I was too chicken to ski at first, but I watched everyone intently. I watched how they managed themselves in the water before the boat began to move. I watched how they gripped the ski rope and how their skis were positioned. Tips up, so to speak. I watched, when the boat began to accelerate and pull them forward, how they had to resist having their arms pulled too far forward. I watched how they leaned back, and I imagined how they put pressure on their legs towards the skis, to keep them steady. I not only watched, but I imagined how it felt to have my arms in the right place, to keep the skis steady, to lean back.

Towards the end of the day, when everyone had their turn on the skis, I surprised everyone by saying I wanted to give it a try. Then I surprised them all again by saying I wanted to try the slalom ski first. Usually people try two skis first and graduate to slalom. But I could only manage to imagine myself on one ski, not on two.

I got up right away. I skied for a while. I had a blast. I also had big bad splash-downs and experienced my very first "Saguaro Douche." This happens when your butt goes down and skims the water and you hold on to the rope way beyond salvation. As with most things in life, letting go is the only solution. Until then, you just get filled up with lake scum. Let that be a lesson to you all.

But, it was my detailed imagining of the act of skiing that made it so easy for me. And my acting out of this whole scene in front of my class that forever put me on their crazy American teacher list. I left out the drug smuggler, cocaine and the douche part, however. Those are too hard to reenact.

Many years later, I went boating with my boyfriend o' the month and my friend Kelsie to another Arizona lake.

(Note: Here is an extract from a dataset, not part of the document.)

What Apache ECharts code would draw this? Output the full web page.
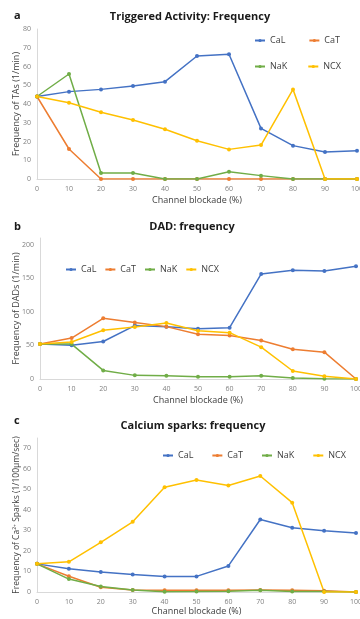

This time, everyone was knee boarding. It's kind of like surfing while kneeling. No prayers are required. But it is definitely not easy. You have to lie on top of the knee board with your arms forward and the ski rope positioned at the center top of the board. Then, as the boat begins to move, you have to pull on the ski rope and push with your elbows to scoot up onto your knees on top of the board. The board is really unstable and so is the rope. (I'm pretty sure I am too, but don't tell anyone.)

I did the same thing as I had done 325 years earlier. I watched everybody else. I watched what made people fail and I watched what made people succeed. And when I did it for the first time, I did it perfectly.

My boyfriend got mad. He was sure that I had really knee boarded before, but lied and told him I hadn't. Like I have time to figure shit like that out.

You'll be glad to know that I ditched him. But not until after he guilted me into flying to Napa Valley for the weekend ("But, you can't break up with me now, I have nonrefundable tickets!" Shite. Can you believe I fell for that?), where he so gracefully shit in the B&B bed because he couldn't make it down the hall to the communal bathroom in time. It was not my idea of the perfect mud spa, I want you to know. But I didn't watch how he managed to shit in the bed, because I figured it wasn't something I wanted to reenact anytime in the near future.

So, I suppose this means that if I can imagine myself into water skiing, I can imagine myself wealthy, imagine myself in perfect health, imagine myself slim and trim, imagine myself happy and mentally sound.

But first, I have to find people who are like that, and stare at them, intensely.